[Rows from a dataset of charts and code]
——

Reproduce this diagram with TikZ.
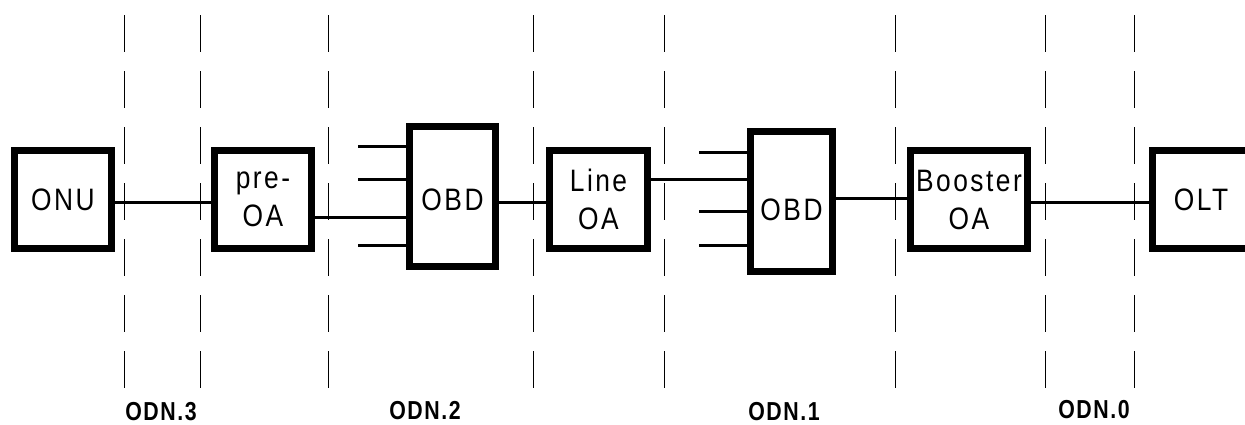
\documentclass[tikz,border=0pt]{standalone}
\usepackage{fontspec}
\setmainfont{Liberation Sans}
\newfontfamily\boxfamily[FakeStretch=0.85, LetterSpace=8]{Liberation Sans}
\newfontfamily\zonefamily[FakeStretch=0.82, LetterSpace=6]{Liberation Sans}
\usetikzlibrary{calc}
\newcommand\boxtext{\boxfamily\fontsize{31}{38}\selectfont}
\newcommand\zonetext{\zonefamily\bfseries\fontsize{26}{30}\selectfont}
\tikzset{
  unit/.style={draw, line width=7pt, minimum width=97pt, minimum height=98pt,
               inner sep=0pt, align=center, font=\boxtext},
  splitter/.style={unit, minimum width=#1, minimum height=140pt, text depth=0pt},
  link/.style={line width=3pt},
  cut/.style={line width=1pt, dash pattern=on 37pt off 19pt},
  zone/.style={font=\zonetext, inner sep=0pt},
}

\begin{document}
\begin{tikzpicture}[x=1pt, y=-1pt]
  \useasboundingbox (0,0) rectangle (1245,424);
  \clip (0,0) rectangle (1245,424);
  % section borders
  \foreach \x in {124,200,328,533,664,895,1045,1134}
    \draw[cut] (\x,15) -- (\x,388);
  % units
  \node[unit] (onu) at (63,199.5) {ONU};
  \node[unit] (preoa) at (263,199.5) {pre-\\OA};
  \node[splitter=86pt, text height=28pt] (obd1) at (452.5,196.5) {OBD};
  \node[unit, minimum width=98pt] (lineoa) at (598.5,199.5) {Line\\OA};
  \node[splitter=82pt, text height=38pt] (obd2) at (791.5,201) {OBD};
  \node[unit, minimum width=117pt] (booster) at (969,199.5) {Booster\\OA};
  \node[unit] (olt) at (1201,199.5) {OLT};
  % fibre links
  \draw[link] ([yshift=-2.5pt]onu.east) -- ([yshift=-2.5pt]preoa.west);
  \draw[link] ([yshift=-17.5pt]preoa.east) -- ([yshift=-20.5pt]obd1.west);
  \draw[link] ([yshift=-5.5pt]obd1.east) -- ([yshift=-2.5pt]lineoa.west);
  \draw[link] ([yshift=20.5pt]lineoa.east) -- ([yshift=22pt]obd2.west);
  \draw[link] ([yshift=3pt]obd2.east) -- ([yshift=1.5pt]booster.west);
  \draw[link] ([yshift=-2.5pt]booster.east) -- ([yshift=-2.5pt]olt.west);
  % splitter ports
  \foreach \dy in {50.5,17.5,-48.5}
    \draw[link] ([yshift=\dy pt]obd1.west) -- ++(-48,0);
  \foreach \dy in {49,-10,-44}
    \draw[link] ([yshift=\dy pt]obd2.west) -- ++(-48,0);
  % sections
  \node[zone] (odn3) at (161,412) {ODN.3};
  \node[zone] (odn2) at (425,411) {ODN.2};
  \node[zone] (odn1) at (784,412) {ODN.1};
  \node[zone] (odn0) at (1094,410) {ODN.0};
\end{tikzpicture}
\end{document}
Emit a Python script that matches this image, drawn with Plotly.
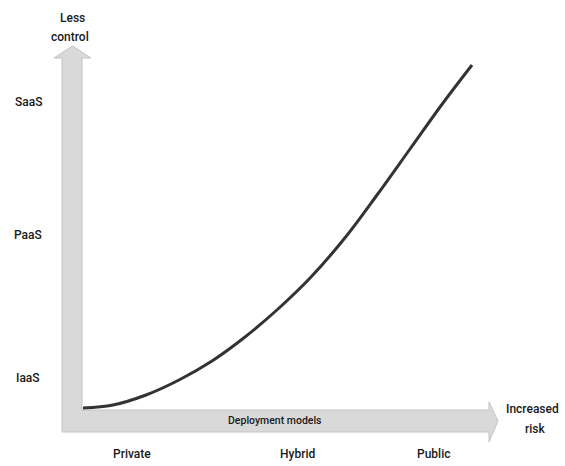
import plotly.graph_objects as go

# Curve: risk vs control (in chart pixel coordinates)
curve_x = [83, 113, 146, 179, 212, 245, 278, 311, 344, 377, 410, 443, 472]
curve_y = [408, 405, 395, 380, 361, 337, 309, 277, 239, 195, 149, 103, 65]

# Deployment models (x categories) and service models (y categories)
deploy_labels = ["Private", "Hybrid", "Public"]
deploy_pos = [132, 297, 433]
service_labels = ["IaaS", "PaaS", "SaaS"]
service_pos = [378, 235, 102]

FONT = "Roboto, Liberation Sans, sans-serif"
TXT = "#1a1a1a"

fig = go.Figure()

fig.add_trace(go.Scatter(
    x=curve_x, y=curve_y, mode="lines",
    line=dict(color="#333333", width=3, shape="spline", smoothing=1.0),
    hoverinfo="skip", showlegend=False))

# Axis arrows (L-shape)
fig.add_shape(
    type="path",
    path="M62,432 L62,58 L54,58 L72.5,46 L91,58 L82,58 L82,410 L489,410 L489,402 "
         "L498,421 L489,442 L489,432 Z",
    xref="x", yref="y", fillcolor="#d9d9d9",
    line=dict(color="#c4c4c4", width=1), layer="below")

annotations = []
for lab, px in zip(deploy_labels, deploy_pos):
    annotations.append(dict(x=px, y=454, text=lab))
for lab, py in zip(service_labels, service_pos):
    annotations.append(dict(x=28, y=py, text=lab))
annotations.append(dict(x=72, y=18, text="Less"))
annotations.append(dict(x=70, y=37, text="control"))
annotations.append(dict(x=532, y=409, text="Increased"))
annotations.append(dict(x=535, y=429, text="risk"))
for a in annotations:
    a.update(xref="x", yref="y", showarrow=False,
             font=dict(size=12, color=TXT, family=FONT, weight=500))
annotations.append(dict(x=275, y=420, text="Deployment models", showarrow=False,
                        xref="x", yref="y",
                        font=dict(size=10.5, color=TXT, family=FONT, weight=500)))

fig.update_layout(
    width=565, height=466,
    margin=dict(l=0, r=0, t=0, b=0),
    paper_bgcolor="white", plot_bgcolor="white",
    xaxis=dict(range=[0, 565], visible=False, fixedrange=True),
    yaxis=dict(range=[466, 0], visible=False, fixedrange=True),
    annotations=annotations,
)

fig.write_html("out.html", post_script="document.body.style.margin='0';",
               config={"displayModeBar": False})
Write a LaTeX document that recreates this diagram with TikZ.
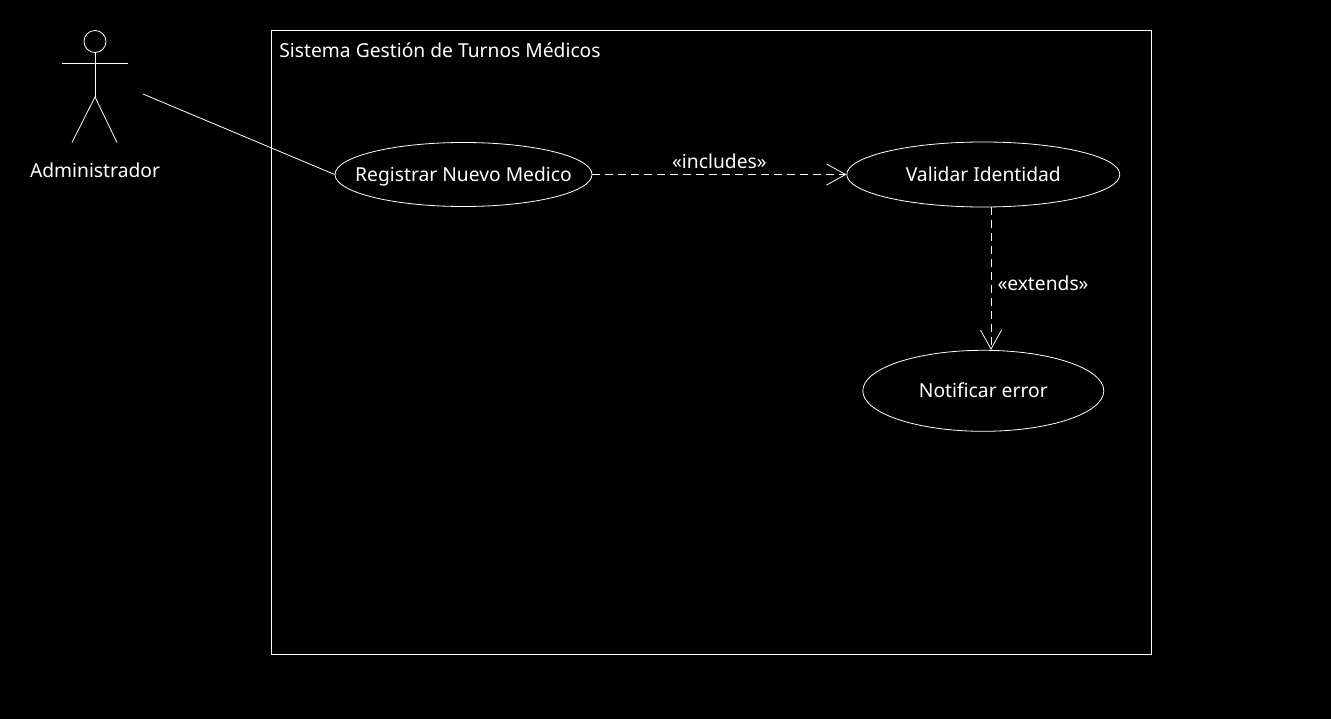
\documentclass[tikz,border=0pt]{standalone}
\usepackage{fontspec}
\setmainfont{Noto Sans}
\usetikzlibrary{positioning}
\usetikzlibrary{shapes.geometric}
\usetikzlibrary{arrows.meta}
\newcommand{\etiqueta}[1]{\makebox[0pt]{\raisebox{-6.8pt}[0pt][0pt]{#1}}}
\begin{document}
\begin{tikzpicture}[x=1pt,y=-1pt,line width=0.8pt,color=white]
\tikzset{usecase/.style={draw,ellipse,inner sep=0pt,fill=black,text=white,font=\fontsize{19.25}{23}\selectfont}}
\tikzset{caption/.style={inner sep=0pt,text=white,font=\fontsize{19.25}{23}\selectfont}}
\tikzset{relation/.style={draw,dash pattern=on 8pt off 5pt,-{Straight Barb[length=19pt,width=21pt,line width=0.8pt]}}}
    \fill[black] (0,0) rectangle (1331,719);
    \useasboundingbox (0,0) rectangle (1331,719);
        \node[draw,minimum width=880pt,minimum height=624pt,inner sep=0pt] (sistema) at (711.5,342.5) {};
        \node[caption,anchor=west] (titulo) at (279,50) {Sistema Gestión de Turnos Médicos};
        \node[usecase,minimum width=257pt,minimum height=64pt] (registrar) at (463.5,174.5) {\etiqueta{Registrar Nuevo Medico}};
        \node[usecase,minimum width=273pt,minimum height=65pt,right=254pt of registrar] (validar) {\etiqueta{Validar Identidad}};
        \node[usecase,minimum width=241pt,minimum height=81pt,below=142.5pt of validar] (notificar) {\etiqueta{Notificar error}};
        % actor
        \node[draw,circle,minimum size=22pt,inner sep=0pt] (cabeza) at (95,41.5) {};
        \coordinate (cadera) at (95,97);
        \coordinate (brazoi) at (62,63);
        \coordinate (brazod) at (128,63);
        \coordinate (piei) at (72,142.5);
        \coordinate (pied) at (117,142.5);
        \coordinate (actor) at (143,94);
        \coordinate (guia) at (991,0);
            \path[draw] (cabeza) -- (cadera);
            \path[draw] (brazoi) -- (brazod);
            \path[draw] (piei) -- (cadera) -- (pied);
        \node[caption] (administrador) at (95,170) {Administrador};
            \path[draw] (actor) -- (registrar.west);
            \path[relation] (registrar) -- node[caption,above=5pt] (includes) {«includes»} (validar);
            \path[relation] (guia |- validar.south) -- (guia |- notificar.north);
        \node[caption] (extends) at (1043,283) {«extends»};
\end{tikzpicture}
\end{document}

——

--- WORK REQUIRED ---
Set down exactly the lines above, from the line containing "Emit a Python" through the line containing "149, 103, 65]". Skip the pictures.

--- PROBLEM SOLUTION ---
Emit a Python script that matches this image, drawn with Plotly.
import plotly.graph_objects as go

# Curve: risk vs control (in chart pixel coordinates)
curve_x = [83, 113, 146, 179, 212, 245, 278, 311, 344, 377, 410, 443, 472]
curve_y = [408, 405, 395, 380, 361, 337, 309, 277, 239, 195, 149, 103, 65]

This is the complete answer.